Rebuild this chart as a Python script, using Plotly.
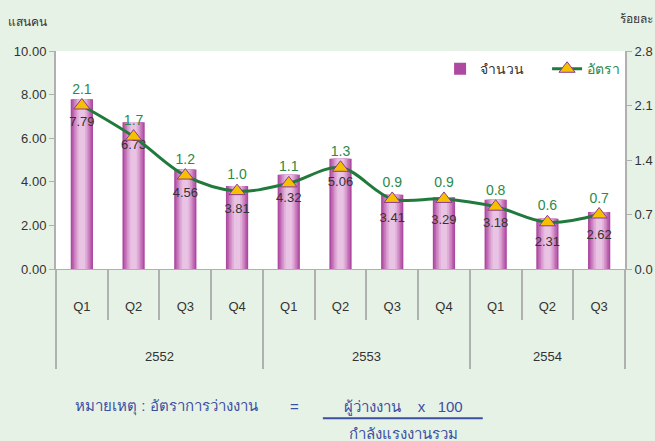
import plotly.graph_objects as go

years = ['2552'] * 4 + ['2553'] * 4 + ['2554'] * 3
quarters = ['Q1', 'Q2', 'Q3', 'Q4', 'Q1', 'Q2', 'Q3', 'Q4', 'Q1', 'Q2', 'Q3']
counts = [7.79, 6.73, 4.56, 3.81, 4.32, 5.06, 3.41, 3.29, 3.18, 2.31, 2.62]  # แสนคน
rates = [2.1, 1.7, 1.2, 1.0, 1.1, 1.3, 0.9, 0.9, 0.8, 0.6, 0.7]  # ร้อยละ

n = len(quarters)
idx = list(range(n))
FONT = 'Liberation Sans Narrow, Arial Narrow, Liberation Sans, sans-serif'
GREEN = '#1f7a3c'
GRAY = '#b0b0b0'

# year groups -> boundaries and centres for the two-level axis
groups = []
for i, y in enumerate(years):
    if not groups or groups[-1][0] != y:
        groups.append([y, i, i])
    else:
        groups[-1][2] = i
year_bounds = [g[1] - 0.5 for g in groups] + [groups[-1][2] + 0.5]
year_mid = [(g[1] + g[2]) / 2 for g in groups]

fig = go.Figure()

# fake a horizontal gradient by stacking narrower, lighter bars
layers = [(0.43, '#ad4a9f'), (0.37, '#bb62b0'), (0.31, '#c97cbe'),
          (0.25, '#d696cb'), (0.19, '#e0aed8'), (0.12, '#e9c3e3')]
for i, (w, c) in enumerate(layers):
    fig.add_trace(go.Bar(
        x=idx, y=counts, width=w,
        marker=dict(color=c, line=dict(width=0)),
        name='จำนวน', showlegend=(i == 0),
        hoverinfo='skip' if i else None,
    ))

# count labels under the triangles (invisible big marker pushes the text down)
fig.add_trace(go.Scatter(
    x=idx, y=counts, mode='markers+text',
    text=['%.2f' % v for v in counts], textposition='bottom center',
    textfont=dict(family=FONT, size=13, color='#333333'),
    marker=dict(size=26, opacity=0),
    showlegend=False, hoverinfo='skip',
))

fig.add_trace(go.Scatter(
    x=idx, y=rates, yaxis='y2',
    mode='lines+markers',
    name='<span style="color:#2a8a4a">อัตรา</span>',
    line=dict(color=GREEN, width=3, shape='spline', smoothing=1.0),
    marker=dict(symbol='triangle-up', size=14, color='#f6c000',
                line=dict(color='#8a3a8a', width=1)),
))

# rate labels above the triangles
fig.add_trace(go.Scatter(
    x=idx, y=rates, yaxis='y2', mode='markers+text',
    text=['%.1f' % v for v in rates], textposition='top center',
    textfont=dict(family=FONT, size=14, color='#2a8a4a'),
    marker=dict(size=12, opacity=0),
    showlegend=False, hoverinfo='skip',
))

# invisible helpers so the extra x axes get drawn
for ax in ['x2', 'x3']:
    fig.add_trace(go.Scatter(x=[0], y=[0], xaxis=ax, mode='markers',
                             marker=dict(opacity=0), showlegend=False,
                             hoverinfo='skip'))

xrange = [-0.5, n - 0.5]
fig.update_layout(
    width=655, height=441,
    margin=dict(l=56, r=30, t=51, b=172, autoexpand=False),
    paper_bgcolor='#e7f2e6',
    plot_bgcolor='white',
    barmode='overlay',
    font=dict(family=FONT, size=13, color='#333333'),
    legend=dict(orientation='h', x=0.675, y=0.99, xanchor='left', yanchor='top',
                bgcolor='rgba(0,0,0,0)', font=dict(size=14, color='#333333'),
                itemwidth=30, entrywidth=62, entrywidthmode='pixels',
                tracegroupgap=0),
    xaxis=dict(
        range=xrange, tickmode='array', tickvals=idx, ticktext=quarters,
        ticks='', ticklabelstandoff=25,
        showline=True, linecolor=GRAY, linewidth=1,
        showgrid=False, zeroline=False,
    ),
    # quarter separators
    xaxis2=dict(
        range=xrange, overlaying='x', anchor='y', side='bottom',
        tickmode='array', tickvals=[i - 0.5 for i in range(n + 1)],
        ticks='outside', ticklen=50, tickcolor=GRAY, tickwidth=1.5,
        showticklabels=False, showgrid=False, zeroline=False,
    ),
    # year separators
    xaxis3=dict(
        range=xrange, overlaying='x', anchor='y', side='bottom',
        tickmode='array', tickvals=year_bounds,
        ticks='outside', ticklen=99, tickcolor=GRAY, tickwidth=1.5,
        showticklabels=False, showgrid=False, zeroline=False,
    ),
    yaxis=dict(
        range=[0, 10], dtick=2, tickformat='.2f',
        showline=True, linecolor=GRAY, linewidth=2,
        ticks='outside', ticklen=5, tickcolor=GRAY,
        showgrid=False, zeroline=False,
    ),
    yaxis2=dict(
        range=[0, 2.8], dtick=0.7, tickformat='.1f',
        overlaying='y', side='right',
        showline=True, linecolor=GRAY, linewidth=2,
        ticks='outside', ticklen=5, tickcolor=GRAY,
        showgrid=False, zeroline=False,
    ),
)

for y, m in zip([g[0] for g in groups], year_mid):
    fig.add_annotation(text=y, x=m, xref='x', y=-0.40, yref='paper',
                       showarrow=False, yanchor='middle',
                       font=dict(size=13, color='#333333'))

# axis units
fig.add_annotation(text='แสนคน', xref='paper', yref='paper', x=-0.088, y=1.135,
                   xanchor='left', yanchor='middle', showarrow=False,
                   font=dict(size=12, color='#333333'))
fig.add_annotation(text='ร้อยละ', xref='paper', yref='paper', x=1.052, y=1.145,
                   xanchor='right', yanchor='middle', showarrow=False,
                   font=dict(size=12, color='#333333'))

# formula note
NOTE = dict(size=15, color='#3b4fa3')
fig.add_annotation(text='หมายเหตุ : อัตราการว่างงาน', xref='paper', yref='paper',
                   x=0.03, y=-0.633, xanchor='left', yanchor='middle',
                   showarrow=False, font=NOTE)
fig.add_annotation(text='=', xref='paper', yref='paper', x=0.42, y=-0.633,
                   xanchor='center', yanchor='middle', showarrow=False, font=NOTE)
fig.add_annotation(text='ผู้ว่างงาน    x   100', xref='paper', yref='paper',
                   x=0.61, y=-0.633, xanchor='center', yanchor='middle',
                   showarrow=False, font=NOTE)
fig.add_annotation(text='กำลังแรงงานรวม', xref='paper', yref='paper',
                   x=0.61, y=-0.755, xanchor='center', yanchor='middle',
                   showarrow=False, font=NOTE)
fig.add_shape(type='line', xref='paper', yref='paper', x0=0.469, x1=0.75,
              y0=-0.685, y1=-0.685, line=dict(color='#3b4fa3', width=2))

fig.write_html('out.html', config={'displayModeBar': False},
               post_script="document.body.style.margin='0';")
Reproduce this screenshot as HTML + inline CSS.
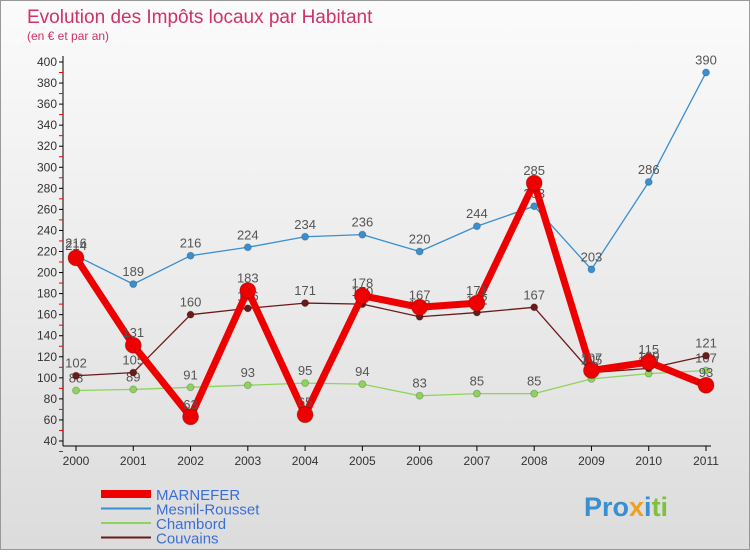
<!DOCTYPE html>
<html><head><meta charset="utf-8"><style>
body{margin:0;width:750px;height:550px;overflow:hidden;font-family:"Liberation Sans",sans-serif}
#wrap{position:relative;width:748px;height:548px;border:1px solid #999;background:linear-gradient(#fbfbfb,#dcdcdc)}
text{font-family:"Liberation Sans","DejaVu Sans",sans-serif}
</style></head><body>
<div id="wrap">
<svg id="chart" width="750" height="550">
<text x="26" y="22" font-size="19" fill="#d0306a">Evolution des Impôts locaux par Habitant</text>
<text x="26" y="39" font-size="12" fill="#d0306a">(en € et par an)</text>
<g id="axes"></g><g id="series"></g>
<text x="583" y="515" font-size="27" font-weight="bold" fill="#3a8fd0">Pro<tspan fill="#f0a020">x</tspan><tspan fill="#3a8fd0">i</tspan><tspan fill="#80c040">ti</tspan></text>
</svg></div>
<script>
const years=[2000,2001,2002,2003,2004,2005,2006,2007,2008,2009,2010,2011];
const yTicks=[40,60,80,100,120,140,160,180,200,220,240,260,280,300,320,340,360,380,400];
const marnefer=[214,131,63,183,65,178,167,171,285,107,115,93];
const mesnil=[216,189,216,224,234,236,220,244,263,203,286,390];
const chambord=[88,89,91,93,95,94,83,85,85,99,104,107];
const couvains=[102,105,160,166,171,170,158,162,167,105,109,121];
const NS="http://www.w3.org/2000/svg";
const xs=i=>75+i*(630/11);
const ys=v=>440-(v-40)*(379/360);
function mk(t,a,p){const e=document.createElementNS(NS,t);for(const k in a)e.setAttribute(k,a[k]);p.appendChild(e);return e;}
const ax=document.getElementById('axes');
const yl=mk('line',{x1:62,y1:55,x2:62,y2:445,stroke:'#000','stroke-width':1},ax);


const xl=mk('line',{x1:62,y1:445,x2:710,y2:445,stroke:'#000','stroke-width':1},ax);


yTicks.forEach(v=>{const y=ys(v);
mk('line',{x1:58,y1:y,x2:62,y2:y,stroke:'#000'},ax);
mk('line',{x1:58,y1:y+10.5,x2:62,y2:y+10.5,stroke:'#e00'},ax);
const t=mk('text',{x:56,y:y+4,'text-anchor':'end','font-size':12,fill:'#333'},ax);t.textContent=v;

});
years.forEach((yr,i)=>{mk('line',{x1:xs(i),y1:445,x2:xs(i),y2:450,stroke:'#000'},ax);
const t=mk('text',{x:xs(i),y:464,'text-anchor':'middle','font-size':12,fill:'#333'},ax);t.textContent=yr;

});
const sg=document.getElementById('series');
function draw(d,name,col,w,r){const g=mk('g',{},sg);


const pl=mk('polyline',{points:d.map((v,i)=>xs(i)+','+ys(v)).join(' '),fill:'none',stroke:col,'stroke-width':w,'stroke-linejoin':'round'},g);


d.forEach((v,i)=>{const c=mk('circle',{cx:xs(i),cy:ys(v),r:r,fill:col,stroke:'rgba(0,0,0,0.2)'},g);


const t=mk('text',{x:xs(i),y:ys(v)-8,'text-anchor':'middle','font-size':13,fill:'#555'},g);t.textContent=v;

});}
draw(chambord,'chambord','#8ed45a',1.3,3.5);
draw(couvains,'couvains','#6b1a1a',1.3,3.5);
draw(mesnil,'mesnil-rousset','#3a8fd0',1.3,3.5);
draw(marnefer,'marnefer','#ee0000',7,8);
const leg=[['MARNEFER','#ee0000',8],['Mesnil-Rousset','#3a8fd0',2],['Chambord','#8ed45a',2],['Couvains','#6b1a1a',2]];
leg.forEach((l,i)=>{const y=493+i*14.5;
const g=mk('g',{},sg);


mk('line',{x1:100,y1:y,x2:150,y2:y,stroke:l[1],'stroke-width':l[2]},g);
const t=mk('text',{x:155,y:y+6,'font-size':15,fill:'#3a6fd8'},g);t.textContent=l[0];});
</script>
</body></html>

* * *

> _WRITTEN REQUEST_: Start at the top of the entries and repeat each line exactly, ending at the line that contains "GRAY = '#b0b0b0'". Pictures are not part of the copy.

> _FINAL ANSWER_:
Rebuild this chart as a Python script, using Plotly.
import plotly.graph_objects as go

years = ['2552'] * 4 + ['2553'] * 4 + ['2554'] * 3
quarters = ['Q1', 'Q2', 'Q3', 'Q4', 'Q1', 'Q2', 'Q3', 'Q4', 'Q1', 'Q2', 'Q3']
counts = [7.79, 6.73, 4.56, 3.81, 4.32, 5.06, 3.41, 3.29, 3.18, 2.31, 2.62]  # แสนคน
rates = [2.1, 1.7, 1.2, 1.0, 1.1, 1.3, 0.9, 0.9, 0.8, 0.6, 0.7]  # ร้อยละ

n = len(quarters)
idx = list(range(n))
FONT = 'Liberation Sans Narrow, Arial Narrow, Liberation Sans, sans-serif'
GREEN = '#1f7a3c'
GRAY = '#b0b0b0'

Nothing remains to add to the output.